Unincorporated area in Florida, US

Lake Butler is a census-designated place (CDP) and unincorporated area, completely surrounding the town of Windermere, in Orange County, Florida, United States. The population was 18,851 at the 2020 census, up from 15,400 at the 2010 census. It is part of the Orlando–Kissimmee–Sanford, Florida Metropolitan Statistical Area.

The Lake Butler CDP contains the communities of Isleworth and Summerport Beach.

==Geography==
Lake Butler is located approximately 11 mi west-southwest of downtown Orlando.

According to the United States Census Bureau, the CDP has a total area of 51.7 sqkm, of which 31.6 sqkm is land and 20.0 sqkm (38.75%) is water. There are several lakes in the vicinity, the largest of which is Lake Butler. Others nearby include Lake William Davis, Lake Cypress, Lake Louise, and Lake Bessie.

==Demographics==
As of the census of 2000, there were 7,062 people, 2,255 households, and 2,009 families residing in the CDP. The population density was 210.6 /km2. There were 2,451 housing units at an average density of 73.1 /km2. The racial makeup of the CDP was 89.75% White, 3.41% African American, 0.14% Native American, 3.91% Asian, 0.03% Pacific Islander, 0.74% from other races, and 2.02% from two or more races. Hispanic or Latino of any race were 4.67% of the population.

There were 2,255 households, out of which 49.5% had children under the age of 18 living with them, 82.0% were married couples living together, 4.8% had a female householder with no husband present, and 10.9% were non-families. 8.0% of all households were made up of individuals, and 2.1% had someone living alone who was 65 years of age or older. The average household size was 3.13 and the average family size was 3.32.

In the CDP, the population was spread out, with 32.5% under the age of 18, 4.3% from 18 to 24, 29.3% from 25 to 44, 27.2% from 45 to 64, and 6.7% who were 65 years of age or older. The median age was 38 years. For every 100 females, there were 98.8 males. For every 100 females age 18 and over, there were 97.5 males.

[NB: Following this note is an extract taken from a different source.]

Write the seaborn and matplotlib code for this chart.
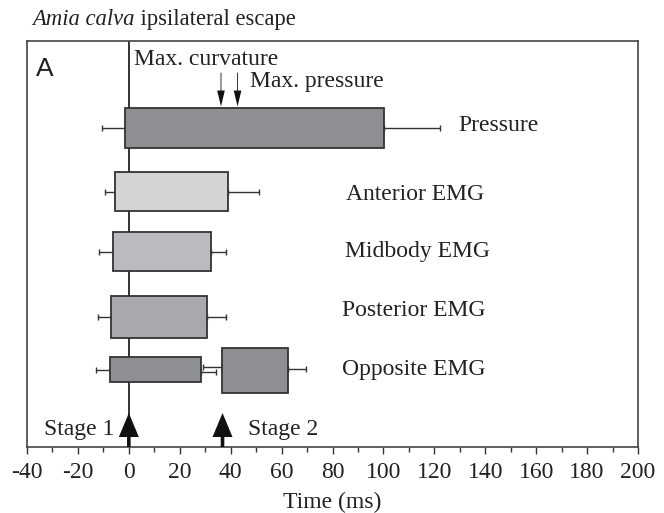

The median income for a household in the CDP was $113,819, and the median income for a family was $113,863. Males had a median income of $89,507 versus $43,864 for females. The per capita income for the CDP was $49,696. About 1.2% of families and 1.8% of the population were below the poverty line, including 1.7% of those under age 18 and 3.0% of those age 65 or over.

==Education==
Lake Butler is within Orange County Public Schools.

Portions of Lake Butler are served by Bridgewater Middle School, Sunridge Middle School, Gotha Middle School, and Chain of Lakes Middle School.

When Windermere High School in Lake Butler opens in 2017, much of Lake Butler will be in its attendance boundary. The Windermere High portion was previously assigned to West Orange High School, which continues to serve other parts of Lake Butler. Other parts of Lake Butler are served by Olympia High School, and small portion is zoned to Dr. Phillips High School.

The private school Windermere Preparatory School is located in Lake Butler.